August 20th, Thursday

All day long there was a foreboding air around I Battery position. In the preceding days we had been working on the beach unloading supplies, patrolling to the South of our position and digging in our howitzers. I had been assigned to Lt. Colonel Cresswell's 1st Battalion, 1st Marines as a patrol guide for about a week previous. On August 20th we had been on patrol to the Southeast of our Battery position which took us through the jungle to the Tenaru River. We returned to the perimeter by going down the East bank of Alligator Creek to the sand spit and crossed to the coconut grove. We heard of Captain Brush's engagement with a group of Japanese several miles to the East.

In the late afternoon, after I had returned to I Battery, Colonel Cresswell came through our position in a Southeast direction.

At about 1600 Lt. Bradbury called out "Fire Mission". The guns reported ready to fire. He laid my howitzer on an azimuth of about 800 mils. The other gun sections aligned themselves on the axis of my gun. My section (one gun) fired about six sighting in rounds and ceased fire. We were ordered to stand down but to remain alert.

The rest of the afternoon took on an ominous air, foreboding in nature. As it grew darker there was a strange silence. No small talk just quiet. We settled down to sleep.

August 21st, Friday

Unable to sleep, around 0200 we saw a green flare go up in the area we had fired upon in the afternoon. Machine guns were firing in bursts, tracers were ricocheting up in the air accompanied by the clump of mortar explosions.

The battle carried on and we waited. At about 0400 came the order "Fire Mission", "Azimuth 828", "Range 3500", "Battery, ten rounds " The calls came from the four guns that we were ready. Then the order to fire, and forty rounds want soaring at the enemy. In a space of three minutes forty shells went crashing down on the Japanese defenses. Ten minutes later another pattern was launched on the Japs.

At this time Lt. Griffin, the assistant executive officer, called me to the command post. He told me to turn my section over to Corporal Tomilson and that I was requested to report to Colonel Thomas at the battle site. Private Baccary took me in a Jeep across the field of tall saw grass to the battle area. I reported to Colonel Thomas and he ordered me to find Colonel Cresswell and have him report to him. He told me to cross Alligator Creek (Tenaru) on a rubber raft. I told him I could walk about a half mile South and I wouldn't need to cross on the raft. He said no, my R-2 said the lagoon flows quite a way South so you use the raft. I didn't argue, you can tell a Colonel something, but you can't tell them much. I went to the bank of the lagoon where I found Lt. "Punchy" Williams, my Paris Island boxing instructor, running the boats. I told him I was to cross to the East bank. He said "If they say so, but there's nothing over there but Nips".

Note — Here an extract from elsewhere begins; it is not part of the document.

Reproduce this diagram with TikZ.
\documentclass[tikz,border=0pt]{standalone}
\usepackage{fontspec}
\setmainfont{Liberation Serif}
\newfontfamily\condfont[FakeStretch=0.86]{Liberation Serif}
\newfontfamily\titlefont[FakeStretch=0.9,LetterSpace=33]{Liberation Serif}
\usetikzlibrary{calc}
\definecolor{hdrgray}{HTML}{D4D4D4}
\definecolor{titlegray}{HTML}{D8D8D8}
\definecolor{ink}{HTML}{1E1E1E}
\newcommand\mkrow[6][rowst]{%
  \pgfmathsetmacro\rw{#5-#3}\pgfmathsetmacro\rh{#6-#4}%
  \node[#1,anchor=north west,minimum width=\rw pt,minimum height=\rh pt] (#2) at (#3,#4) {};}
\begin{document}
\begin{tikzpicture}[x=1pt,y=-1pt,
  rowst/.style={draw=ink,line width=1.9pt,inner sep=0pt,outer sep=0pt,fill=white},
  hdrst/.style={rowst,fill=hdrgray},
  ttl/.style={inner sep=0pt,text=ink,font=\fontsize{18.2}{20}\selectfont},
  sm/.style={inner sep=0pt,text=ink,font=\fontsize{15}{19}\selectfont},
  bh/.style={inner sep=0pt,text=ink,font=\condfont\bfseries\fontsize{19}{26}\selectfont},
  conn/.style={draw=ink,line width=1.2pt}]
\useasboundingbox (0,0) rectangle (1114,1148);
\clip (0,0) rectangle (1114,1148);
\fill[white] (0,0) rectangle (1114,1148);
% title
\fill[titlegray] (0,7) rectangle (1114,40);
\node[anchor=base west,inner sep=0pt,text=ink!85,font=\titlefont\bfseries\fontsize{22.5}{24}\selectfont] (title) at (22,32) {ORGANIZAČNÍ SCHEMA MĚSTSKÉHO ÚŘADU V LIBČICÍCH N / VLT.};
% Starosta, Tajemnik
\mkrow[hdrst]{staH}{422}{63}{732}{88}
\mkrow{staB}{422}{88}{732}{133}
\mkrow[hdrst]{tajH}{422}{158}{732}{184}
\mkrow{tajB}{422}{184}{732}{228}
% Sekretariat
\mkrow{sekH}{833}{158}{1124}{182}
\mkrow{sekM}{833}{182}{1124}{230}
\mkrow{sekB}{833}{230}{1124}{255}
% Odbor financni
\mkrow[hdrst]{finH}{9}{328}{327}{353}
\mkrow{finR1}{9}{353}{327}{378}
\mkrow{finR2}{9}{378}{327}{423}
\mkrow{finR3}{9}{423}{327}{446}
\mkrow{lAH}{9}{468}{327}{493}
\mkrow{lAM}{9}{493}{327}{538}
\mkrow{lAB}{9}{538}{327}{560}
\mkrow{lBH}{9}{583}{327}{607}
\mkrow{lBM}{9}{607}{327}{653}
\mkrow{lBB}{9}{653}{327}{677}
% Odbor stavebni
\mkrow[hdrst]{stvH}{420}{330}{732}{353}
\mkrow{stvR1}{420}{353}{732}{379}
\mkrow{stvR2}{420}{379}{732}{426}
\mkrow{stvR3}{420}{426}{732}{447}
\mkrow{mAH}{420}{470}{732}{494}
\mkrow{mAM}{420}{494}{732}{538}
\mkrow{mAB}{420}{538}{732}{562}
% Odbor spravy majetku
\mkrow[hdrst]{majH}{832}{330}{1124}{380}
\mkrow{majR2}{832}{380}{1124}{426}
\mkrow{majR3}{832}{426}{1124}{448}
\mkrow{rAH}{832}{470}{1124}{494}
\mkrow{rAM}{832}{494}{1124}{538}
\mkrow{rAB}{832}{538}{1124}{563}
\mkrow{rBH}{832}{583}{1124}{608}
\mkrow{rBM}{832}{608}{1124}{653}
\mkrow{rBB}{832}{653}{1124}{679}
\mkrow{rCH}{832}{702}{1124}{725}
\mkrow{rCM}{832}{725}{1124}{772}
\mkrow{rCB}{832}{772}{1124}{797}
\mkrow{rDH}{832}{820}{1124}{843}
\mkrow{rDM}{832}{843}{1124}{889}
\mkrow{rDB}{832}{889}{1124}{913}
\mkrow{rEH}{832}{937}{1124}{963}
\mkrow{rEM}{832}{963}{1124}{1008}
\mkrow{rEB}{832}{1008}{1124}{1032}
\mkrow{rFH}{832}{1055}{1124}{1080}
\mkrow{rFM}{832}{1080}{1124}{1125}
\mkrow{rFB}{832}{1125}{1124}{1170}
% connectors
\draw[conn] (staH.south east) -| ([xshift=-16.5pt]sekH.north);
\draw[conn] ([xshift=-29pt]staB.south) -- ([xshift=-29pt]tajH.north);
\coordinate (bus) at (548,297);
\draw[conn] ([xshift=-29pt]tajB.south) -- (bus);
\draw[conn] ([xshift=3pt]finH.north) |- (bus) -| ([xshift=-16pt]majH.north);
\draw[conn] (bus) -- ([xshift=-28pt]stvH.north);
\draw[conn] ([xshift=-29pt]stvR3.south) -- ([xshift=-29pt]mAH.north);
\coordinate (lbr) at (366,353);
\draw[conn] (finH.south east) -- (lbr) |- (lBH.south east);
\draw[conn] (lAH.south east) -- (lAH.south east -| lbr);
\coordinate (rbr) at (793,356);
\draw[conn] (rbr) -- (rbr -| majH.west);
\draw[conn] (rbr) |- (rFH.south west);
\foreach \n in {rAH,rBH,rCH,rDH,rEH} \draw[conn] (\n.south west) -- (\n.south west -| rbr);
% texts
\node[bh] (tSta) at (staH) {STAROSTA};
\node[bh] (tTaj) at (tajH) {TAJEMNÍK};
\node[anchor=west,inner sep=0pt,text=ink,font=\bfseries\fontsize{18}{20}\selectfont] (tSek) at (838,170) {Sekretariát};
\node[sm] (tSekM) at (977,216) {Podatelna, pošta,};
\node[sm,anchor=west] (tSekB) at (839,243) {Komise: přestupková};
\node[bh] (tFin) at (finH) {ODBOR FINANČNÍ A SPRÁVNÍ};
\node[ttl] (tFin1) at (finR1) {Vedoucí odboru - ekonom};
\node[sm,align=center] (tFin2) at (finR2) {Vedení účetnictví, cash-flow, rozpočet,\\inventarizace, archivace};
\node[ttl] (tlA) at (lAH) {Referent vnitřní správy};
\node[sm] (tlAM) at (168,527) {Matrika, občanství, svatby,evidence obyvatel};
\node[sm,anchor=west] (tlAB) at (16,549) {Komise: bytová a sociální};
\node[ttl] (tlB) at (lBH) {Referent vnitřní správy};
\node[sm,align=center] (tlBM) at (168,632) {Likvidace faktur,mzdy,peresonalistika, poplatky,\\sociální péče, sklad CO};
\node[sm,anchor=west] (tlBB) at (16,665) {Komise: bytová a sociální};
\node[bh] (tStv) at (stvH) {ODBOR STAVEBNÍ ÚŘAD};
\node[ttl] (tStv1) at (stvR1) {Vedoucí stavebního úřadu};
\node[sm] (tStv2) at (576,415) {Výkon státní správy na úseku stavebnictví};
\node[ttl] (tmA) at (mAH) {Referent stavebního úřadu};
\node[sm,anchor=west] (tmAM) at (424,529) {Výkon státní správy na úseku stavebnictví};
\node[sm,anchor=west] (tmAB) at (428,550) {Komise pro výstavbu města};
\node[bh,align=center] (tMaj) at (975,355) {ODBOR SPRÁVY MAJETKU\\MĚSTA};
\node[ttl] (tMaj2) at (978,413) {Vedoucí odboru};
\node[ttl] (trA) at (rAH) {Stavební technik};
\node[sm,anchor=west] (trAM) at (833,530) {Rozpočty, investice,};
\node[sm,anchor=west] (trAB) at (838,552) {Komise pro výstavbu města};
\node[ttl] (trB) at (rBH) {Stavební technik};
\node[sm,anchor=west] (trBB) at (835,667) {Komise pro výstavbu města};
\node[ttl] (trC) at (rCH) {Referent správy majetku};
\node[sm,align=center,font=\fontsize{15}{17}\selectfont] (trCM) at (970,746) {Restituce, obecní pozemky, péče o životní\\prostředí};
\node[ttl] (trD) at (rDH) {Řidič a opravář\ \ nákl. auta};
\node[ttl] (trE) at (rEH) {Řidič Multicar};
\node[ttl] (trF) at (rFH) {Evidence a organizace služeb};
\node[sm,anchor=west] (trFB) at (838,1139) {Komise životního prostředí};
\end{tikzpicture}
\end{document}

So I crossed to the East bank and headed South as fast as my legs could move me. After about thirty minutes in the dark , just as it was lightening up I was challenged . I gave the password and told the Sergeant who challenged me that I had a message for Colonel Cresswell.

Of his watercolor painting "Instructions to a Patrol," Capt Donald L. Dickson said that three men have volunteered to locate a Japanese bivouac. The one in the center is a clean-cut corporal with the bearing of a high-school athlete. The man on the right is "rough and ready." To the one at left, it's just another job; he may do it heroically, but it's just another job.
---------------------------
Captain Donald L. Dickson, USMCR

I told Colonel Cressell of my conversation with Colonel Thomas. He then ordered a group from his unit to go with us to where Colonel Thomas was. After conversing with Colonel Thomas we returned to the 1st Battalion, 1st Marines.

Contrary to what was set forth in "The Battle For Guadacanal" by Samuel Griffin, page 105. Colonel Thomas evidently was not aware of the terrain in the area as there was no stream to cross upriver from the Japanese. Alligator Creek (Tenaru) extended inland only a distance of possibly a mile. He also stated that shortly after noon the 1st Battalion, 1st Marines completed it's concealed deployment along the edge of the jungle which enclosed the coconut grove. There was a huge grassy savannah through which Cresswell advanced and it was nearer to 0900 rather than noon.

The Battalion spread out to the East about a half mile and advanced North to where we could see flashes of shells of some sort exploding in the grove. There was a chatter of 50 caliber machine guns and the shrill reply of the Nambus.

About 1300 the Battalion moved into the coconut grove and the clean-up began. About 1500, I crossed the sand spit and returned to I Battery.

I do not know who the forward observer was at this time. We had two assigned to us Brooks Johnson, Jr. and Gilbert Small, Jr.. "Jungle Jim " Mallon enters the picture somewhere about here.